Restate verbatim the lines between the one holding "Write a Python" and the one holding "x = np.array(salinidade)", both included, and no others.

begin MATERIAL FOR THIS TASK

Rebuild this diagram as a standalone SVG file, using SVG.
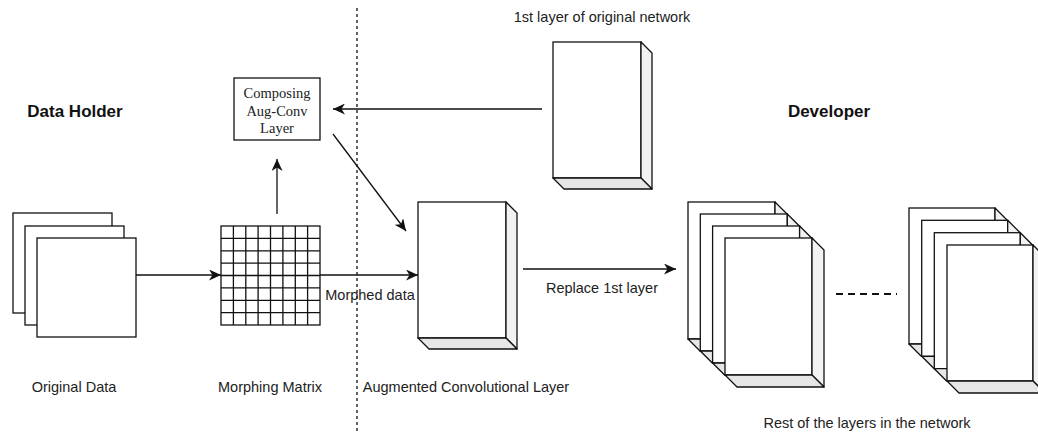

end MATERIAL FOR THIS TASK
begin MATERIAL FOR THIS TASK

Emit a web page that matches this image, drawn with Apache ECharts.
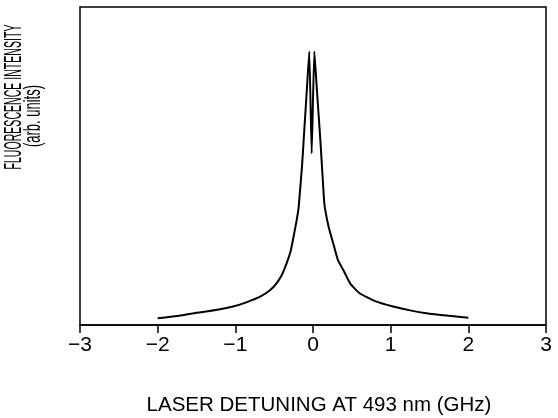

end MATERIAL FOR THIS TASK
begin MATERIAL FOR THIS TASK

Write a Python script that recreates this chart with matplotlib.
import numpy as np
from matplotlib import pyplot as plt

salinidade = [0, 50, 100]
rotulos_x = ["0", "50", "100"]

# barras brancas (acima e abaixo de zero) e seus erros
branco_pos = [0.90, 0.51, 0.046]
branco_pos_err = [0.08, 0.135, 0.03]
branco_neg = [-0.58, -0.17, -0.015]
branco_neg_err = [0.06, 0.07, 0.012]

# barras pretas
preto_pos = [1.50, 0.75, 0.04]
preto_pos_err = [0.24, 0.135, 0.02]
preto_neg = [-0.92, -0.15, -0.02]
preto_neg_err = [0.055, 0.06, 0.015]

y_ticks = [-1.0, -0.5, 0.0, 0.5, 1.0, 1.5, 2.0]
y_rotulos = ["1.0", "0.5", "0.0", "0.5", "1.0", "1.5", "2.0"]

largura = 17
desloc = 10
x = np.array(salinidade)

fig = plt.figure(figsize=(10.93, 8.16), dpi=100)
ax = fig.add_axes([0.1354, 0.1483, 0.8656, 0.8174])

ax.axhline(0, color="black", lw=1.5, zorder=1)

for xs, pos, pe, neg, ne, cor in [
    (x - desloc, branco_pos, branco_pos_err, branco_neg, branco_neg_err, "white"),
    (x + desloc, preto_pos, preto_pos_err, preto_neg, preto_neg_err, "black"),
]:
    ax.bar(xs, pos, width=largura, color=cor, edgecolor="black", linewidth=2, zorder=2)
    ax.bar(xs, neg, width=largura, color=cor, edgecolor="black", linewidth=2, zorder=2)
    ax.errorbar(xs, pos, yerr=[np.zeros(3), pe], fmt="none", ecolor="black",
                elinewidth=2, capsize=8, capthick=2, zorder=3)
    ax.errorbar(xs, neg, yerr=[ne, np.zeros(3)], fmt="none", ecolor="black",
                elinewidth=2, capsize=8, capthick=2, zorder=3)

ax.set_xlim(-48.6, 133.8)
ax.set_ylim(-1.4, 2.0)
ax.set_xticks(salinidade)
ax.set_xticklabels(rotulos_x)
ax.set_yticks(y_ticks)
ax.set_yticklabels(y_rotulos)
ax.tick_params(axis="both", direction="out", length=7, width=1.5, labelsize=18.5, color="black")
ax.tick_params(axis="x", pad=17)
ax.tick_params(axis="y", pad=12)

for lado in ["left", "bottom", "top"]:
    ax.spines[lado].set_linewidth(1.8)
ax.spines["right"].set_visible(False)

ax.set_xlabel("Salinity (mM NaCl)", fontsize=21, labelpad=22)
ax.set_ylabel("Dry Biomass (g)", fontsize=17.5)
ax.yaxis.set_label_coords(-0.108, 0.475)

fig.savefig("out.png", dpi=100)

end MATERIAL FOR THIS TASK

- WRITTEN ANSWER:
Write a Python script that recreates this chart with matplotlib.
import numpy as np
from matplotlib import pyplot as plt

salinidade = [0, 50, 100]
rotulos_x = ["0", "50", "100"]

# barras brancas (acima e abaixo de zero) e seus erros
branco_pos = [0.90, 0.51, 0.046]
branco_pos_err = [0.08, 0.135, 0.03]
branco_neg = [-0.58, -0.17, -0.015]
branco_neg_err = [0.06, 0.07, 0.012]

# barras pretas
preto_pos = [1.50, 0.75, 0.04]
preto_pos_err = [0.24, 0.135, 0.02]
preto_neg = [-0.92, -0.15, -0.02]
preto_neg_err = [0.055, 0.06, 0.015]

y_ticks = [-1.0, -0.5, 0.0, 0.5, 1.0, 1.5, 2.0]
y_rotulos = ["1.0", "0.5", "0.0", "0.5", "1.0", "1.5", "2.0"]

largura = 17
desloc = 10
x = np.array(salinidade)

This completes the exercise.